Seit letzter Woche hat einer der größten Märkte für Onlinepornografie keinen Zugang mehr zu über 800 Webseiten. Der nach Einwohnerzahl zweitgrößte Staat der Welt will seinen 1,3 Milliarden Bürgern den Zugang zu Pornos erschweren. Die Begründung für den Schritt ist haarsträubend.
Jio, der wichtigste Internetprovider Indiens hatte bereits den Zugang zu zahlreichen pornografischen Webseiten gesperrt, nachdem ein Gericht die indische Regierung im September dazu verpflichtet hat, gegen Onlinepornografie vorzugehen. Der Grund für das richterliche Einschreiten waren die in Indien immer noch häufig vorkommenden Gruppenvergewaltigungen von Frauen, ein Phänomen, das die Richter ursächlich mit dem Zugang zu Pornografie in Verbindung brachten.
Das Ausmaß der Sperrungen war längere Zeit unklar, spürbar war es aber sofort für die großen Tube-Seiten Pornhub, xHamster und ähnliche Anbieter, die naturgemäß erheblichen Traffic aus Indien verzeichnen bzw. einen Einbruch recht deutlich merken.

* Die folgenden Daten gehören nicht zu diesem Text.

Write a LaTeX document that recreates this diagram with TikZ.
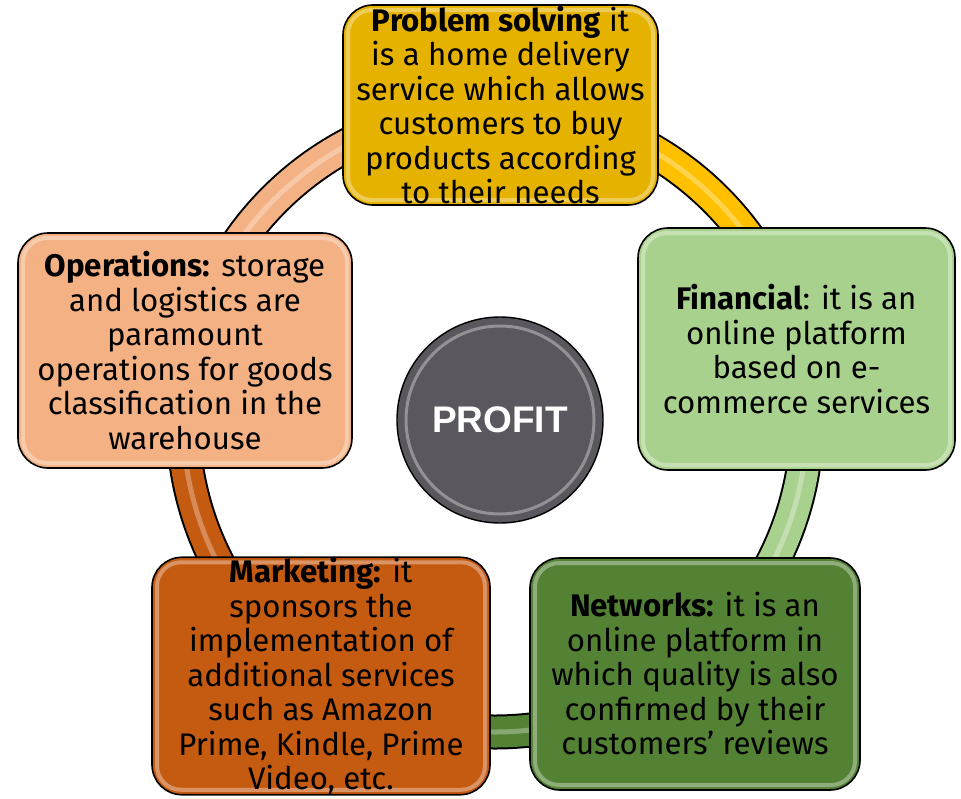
\documentclass[tikz,border=0pt]{standalone}
\usepackage{fontspec}
\usepackage{tikz}
\setmainfont{Fira Sans}
\newfontfamily\hubfont{Liberation Sans}
\usetikzlibrary{positioning}
\definecolor{probgold}{HTML}{E6B200}
\definecolor{ringgold}{HTML}{FFC000}
\definecolor{finlight}{HTML}{A9D18E}
\definecolor{netdark}{HTML}{548235}
\definecolor{mktbrown}{HTML}{C55A11}
\definecolor{opssalmon}{HTML}{F4B183}
\definecolor{hubgray}{HTML}{5A575E}

\begin{document}
\begin{tikzpicture}[
    x=1pt, y=1pt,
    box/.style={rectangle, rounded corners=30pt, draw=black, line width=1.6pt,
                align=center, inner sep=0pt,
                font=\fontsize{31.2}{34.5}\selectfont,
                path picture={\draw[white, opacity=.35, line width=4pt, rounded corners=24pt]
                  ([shift={(5pt,-5pt)}]path picture bounding box.north west) rectangle
                  ([shift={(-5pt,5pt)}]path picture bounding box.south east);}},
    hub/.style={circle, draw=black, line width=1.4pt, fill=hubgray, minimum size=206pt,
                text=white, font=\hubfont\bfseries\fontsize{37}{42}\selectfont}
  ]
    \useasboundingbox (0,0) rectangle (961,-798);
    \coordinate (ringc) at (495,-420);

    % ring segments, each in the colour of the box it leaves
    \foreach \a/\b/\c in {13/90/ringgold, -52/13/finlight, -124/-52/netdark,
                          -193/-124/mktbrown, 90/167/opssalmon} {
      \draw[black, line width=35pt] (ringc) ++(\a:312pt) arc[start angle=\a, end angle=\b, radius=312pt];
      \draw[\c, line width=31pt] (ringc) ++(\a:312pt) arc[start angle=\a, end angle=\b, radius=312pt];
      \draw[\c!40!white, opacity=.5, line width=5pt] (ringc) ++(\a:312pt) arc[start angle=\a, end angle=\b, radius=312pt];
    }

    \node[box, fill=probgold, minimum width=315pt, minimum height=200pt] (prob) at (500.5,-105)
      {\textbf{Problem solving} it\\is a home delivery\\service which allows\\customers to buy\\products according\\to their needs};
    \node[box, fill=finlight, minimum width=317pt, minimum height=242pt] (fin) at (796.5,-349)
      {\textbf{Financial}: it is an\\online platform\\based on e-\\commerce services};
    \node[box, fill=netdark, minimum width=330pt, minimum height=232pt] (net) at (695,-674)
      {\textbf{Networks:} it is an\\online platform in\\which quality is also\\confirmed by their\\customers’ reviews};
    \node[box, fill=mktbrown, minimum width=338pt, minimum height=232pt] (mkt) at (321,-676)
      {\textbf{Marketing:} it\\sponsors the\\implementation of\\additional services\\such as Amazon\\Prime, Kindle, Prime\\Video, etc.};
    \node[box, fill=opssalmon, minimum width=334pt, minimum height=235pt] (ops) at (185,-350.5)
      {\textbf{Operations:} storage\\and logistics are\\paramount\\operations for goods\\classification in the\\warehouse};

    \node[hub] (profit) at (500,-420) {PROFIT};
    \draw[white, opacity=.35, line width=3pt] (profit.center) circle[radius=94pt];
\end{tikzpicture}
\end{document}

Laut der Zeitung The Financial Express hat das Gericht 857 Webseiten aufgeführt, die zu sperren sind. Die indische Regierung entfernte aber mehrere Seiten von der Sperrungsaufforderung, da sie keine pornografischen Inhalte aufwiesen. Insgesamt sollen nun 827 Webseiten betroffen sein. Das Verbot gilt für alle Provider in Indien, Berichten zufolge ist dem Verbot allerdings bisher nur Jio nachgekommen.
Der Grund für die unklare Nachrichtenlage ist auch, dass Jio selbst keine Erklärung zu dem Vorgang abgegeben hat. Es wird zwar davon ausgegangen, dass die anderen Provider des Landes dem Branchenführer folgen, aber auch von diesen Unternehmen gibt es keinen Kommentar über Pläne zur Umsetzung der gerichtlichen Anordnung.
Auf Reddit berichten zahlreiche Nutzer über ihre bisherigen Erlebnisse. Einer schreibt: »Ich habe versucht, mehrere Pornoseiten aufzurufen und gewartet, dass sie sich aufbauen, aber über das Netzwerk von Jio kann ich keine der Seiten erreiche. Geht das nur mir so, oder haben auch andere das Problem?«
Indien folgt mit diesem Vorgehen, wenn auch in eingeschränktem Ausmaß, seinem geografischen Nachbarn Nepal. Dort können die Einwohner seit Mitte Oktober auf 25.000 Seiten nicht mehr zugreifen, da die nepalesische Regierung Onlinepornografie verboten hat. Auch in Nepal werden Vergewaltigungen als Vorwand genutzt, um gegen Pornografie vorzugehen.
XBIZ weist darauf hin, dass die bei konservativen und reaktionären Politikern beliebte Argumentationslinie durch wissenschaftliche Studien nicht zu belegen ist. Zahlreiche Studien haben bereits belegt, dass kein Zusammenhang zwischen Vergewaltigungen und dem Konsum von Pornografie festzustellen ist. Im Gegenteil ist es sogar so, dass einige Studien den Verdacht nahelegen, dass der Zugang zu Pornografie zu einer Reduktion von Sexualstraftaten führt. Die Fachzeitschrift Psychology Today hat einen Beitrag veröffentlicht, in dem der Autor feststellt, dass während der Entstehung und Ausbreitung des Internets parallel zum erleichterten Zugang zu Pornografie die Anzahl der Sexualstraftaten in den USA im Zeitraum von 1995 bis 2009 um 44% gesunken ist.
Es ist also davon auszugehen, dass in Indien wie in Nepal die positiven Effekte der Pornografie vollkommen übergangen werden, um von den eigentlichen Problemen abzulenken, die von jeher mit der Unterdrückung des Auslebens einer freien Sexualität einhergehen.